- _Work to complete_: Render the material again word for word, skipping the pictures in it.

- _Available data_:

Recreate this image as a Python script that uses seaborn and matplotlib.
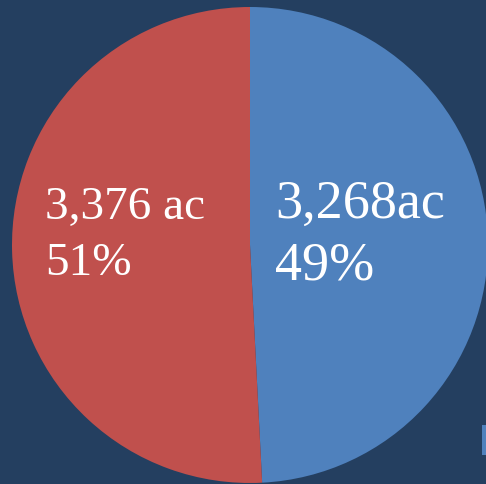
import matplotlib
matplotlib.use("Agg")
import matplotlib.pyplot as plt
import seaborn as sns
from matplotlib.patches import Rectangle

sns.set_theme(style="white")
plt.rcParams['font.family'] = ['Liberation Serif', 'DejaVu Serif']

categories = ["Series A", "Series B"]
acres = [3268, 3376]
labels = ["3,268ac\n49%", "3,376 ac\n51%"]
colors = ["#4F81BD", "#C0504D"]
bg = "#243F60"

W, H = 486, 484
fig = plt.figure(figsize=(W / 100, H / 100), dpi=100, facecolor=bg)
cx, cy, r = 250, 245, 238
ax = fig.add_axes([(cx - r) / W, (H - cy - r) / H, 2 * r / W, 2 * r / H])
ax.set_facecolor(bg)
ax.pie(acres, colors=colors, startangle=90, counterclock=False,
       wedgeprops=dict(linewidth=0))
ax.set_xlim(-1, 1)
ax.set_ylim(-1, 1)
ax.set_aspect("equal")
ax.axis("off")

# labels (pixel positions converted to figure fraction)
fig.text(275 / W, 1 - 179 / H, labels[0], color="white", fontsize=39,
         va="top", ha="left", linespacing=1.3)
fig.text(45 / W, 1 - 187 / H, labels[1], color="white", fontsize=34,
         va="top", ha="left", linespacing=1.4)

# legend key, mostly off the right edge
fig.patches.append(Rectangle((482 / W, 1 - 455 / H), 10 / W, 30 / H,
                             transform=fig.transFigure, facecolor=colors[0],
                             edgecolor="none"))

fig.savefig("out.png", dpi=100, facecolor=bg)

- _The response_:
Recreate this image as a Python script that uses seaborn and matplotlib.
import matplotlib
matplotlib.use("Agg")
import matplotlib.pyplot as plt
import seaborn as sns
from matplotlib.patches import Rectangle

sns.set_theme(style="white")
plt.rcParams['font.family'] = ['Liberation Serif', 'DejaVu Serif']

categories = ["Series A", "Series B"]
acres = [3268, 3376]
labels = ["3,268ac\n49%", "3,376 ac\n51%"]
colors = ["#4F81BD", "#C0504D"]
bg = "#243F60"

W, H = 486, 484
fig = plt.figure(figsize=(W / 100, H / 100), dpi=100, facecolor=bg)
cx, cy, r = 250, 245, 238
ax = fig.add_axes([(cx - r) / W, (H - cy - r) / H, 2 * r / W, 2 * r / H])
ax.set_facecolor(bg)
ax.pie(acres, colors=colors, startangle=90, counterclock=False,
       wedgeprops=dict(linewidth=0))
ax.set_xlim(-1, 1)
ax.set_ylim(-1, 1)
ax.set_aspect("equal")
ax.axis("off")

# labels (pixel positions converted to figure fraction)
fig.text(275 / W, 1 - 179 / H, labels[0], color="white", fontsize=39,
         va="top", ha="left", linespacing=1.3)
fig.text(45 / W, 1 - 187 / H, labels[1], color="white", fontsize=34,
         va="top", ha="left", linespacing=1.4)

# legend key, mostly off the right edge
fig.patches.append(Rectangle((482 / W, 1 - 455 / H), 10 / W, 30 / H,
                             transform=fig.transFigure, facecolor=colors[0],
                             edgecolor="none"))

fig.savefig("out.png", dpi=100, facecolor=bg)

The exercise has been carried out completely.